Though the 5.4 billion of us who aren't Chinese can be forgiven for our unfamiliarity with the tale, it's actually been a remarkably popular cultural reference point since its first Occidental publication in the 1942. In China, it's a perennially popular stage production and has spawned at least a dozen films, the most recent of which starred Jet Li and Jackie Chan (a Hollywood blockbuster is currently in preproduction, with Will Smith rumoured to play Tripitaka). Proto-ambient prog-rockers Jade Warrior peppered their albums with references to the story, including song titles like "Water-Curtain Cave" and "The Mountain of Flowers and Fruit". British and Japanese men pushing 40 probably recall the surprise TV hit of the late-'70s, Monkey Magic. Even otaku mainstay Dragonball was conceived as a liberal adaptation, though that pretense was swiftly defenestrated.
So am I recommending Journey to the West as essential to your post-globalisation edification, or as some Rosetta Stone for primate-oriented global junk-culture? Nah. Bottom-line, Journey to the West is handicapped by that same Achilles' heel as all those other big, important books written before paper replaced papyrus: bad writing.
The narrative sputters with the start-stop-stall rhythm of someone making it all up as they go along. There are innumerable passages fattened with pointless kipple, to the effect of:
And Xuanzang knelt by his mother, his hands folded piously within the folds of his robe. "But mother," he said, as he knelt, "how did you come to recognize me as a man for you have not seen me since I was but a baby?"This, of course, after a good half-page was already spent in chapter 8 describing the foresight of such knuckle-severing as it happened. Yeesh.

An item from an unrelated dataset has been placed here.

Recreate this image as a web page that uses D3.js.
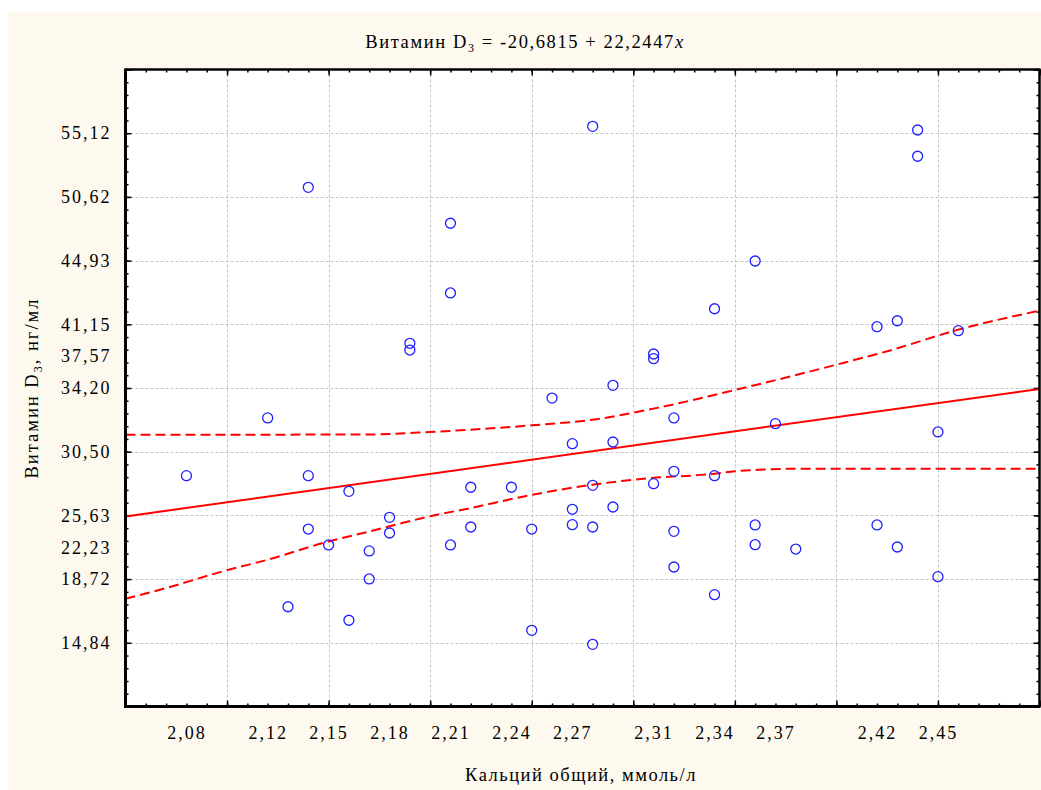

"My son," said the mother to her son who now knelt by her side, "I despaired that I would not recognize you as a man for not having seen you since you were but a baby. In my despair I decided that I must mark you, so as to recognize you as a man, and thus bit off the last knuckle of your baby toe so that when I saw you as a man I would recognize you by the absence of the last knuckle on your baby toe."
And mother and son embraced, and there was much rejoicing.
And then, when it comes to the fantastic blood-fountain battle scenes and magical invocations, they race by with less detail than an AP report of some tribal melee consigned to a sidebar on page 14:
And Monkey and Erlang Shen clashed with a ferocity that cannot possibly be imagined, let alone described, until Erlang Shen was exhausted and Monkey returned victorious to the Mountain of Flowers and Fruit.Boo. Disappointing. (Dept. of CYA: lest an overzealous Chinese literature major accuse me of mangling the text, the above passages are not quoted from the story; it's called parody, people.)
Then his monkey minions threw a feast, and there was much rejoicing.
As a final illustration of how lopsided the story is, please note that chapters 13-99 document the quintet's travels from China to Vulture Peak in India to obtain the sutras, and chapter 100 - the final chapter - describes not only the whole journey back, but also the protagonists' divine recompense in (I shit you not) various bureaucratic posts in Heaven.
A grimly comic footnote about Journey to the West's enduring popularity in China is that Sun Wukong/Monkey was frequently cited by Mao Zedong as a role model for "his fearlessness in thinking, doing work, striving for the objective and extricating China from poverty." Right. A workshy, megalomaniacal chimp prone to hissy fits, who declared war on Heaven for being fired from his post as holy horse-groom for incompetence; who cut such a swath across the celestial palace that Buddha himself imprisoned him under a mountain for five centuries; who only submitted to Tripitaka after being strapped to some alchemical electroshock torture-halo - a good role model. That's like Lenin citing Gogol's madman diarist as an exemplary Bolshevik.
And you already thought Mao was fucked in the head, eh?
So why did I slog through this absurd & seemingly slap-dash epic? Well, aside from a lot of enjoyable picaresque, the friend who lent me the book pitched it as "the story of a flying warrior-monkey whose divine title is Great Sage - Equal of Heaven." Not a hard sell when it's presented as such. Of course, whenever I started skimming pages or furrowing my brow at particularly awkward passages, I kept the issue of translation in mind. Perhaps I was handed the Ford Edsel of English editions, and doubtlessly the cadence gets dismembered when removed from its mother tongue.
That being said, if you've got the time to learn classical Chinese and read a hundred-chapter Lord of the Sutras, get back to me about how that worked out.
Retroreferential Postscript: You know how "Paper Planes" by M.I.A. struck me as the anthem not of third-world animus but of illiquid asset robber barons? Called it. Hoodies with Saturday night specials aren't the only ones who use terror to ply people from their wallets.
The truly maddening thing about the bailout is how close we are to flipping the script in a sweeping way: if only Congress & the Senate looked ex-Goldman Sachs man Paulson in the eye and said, "Yeah, we've got your $700 billion, but this ain't a bailout, this is a buyout. They had their chance and blew it big-time, so no, they can't have their company back once we've resurrected it." But no, instead the gov't is acting like lax parents whose shithead sixteen-year-old just totaled the minivan; shrugging that "kids will be kids," they hand the budding sociopath the AmEx card to rent a car so he can still get around.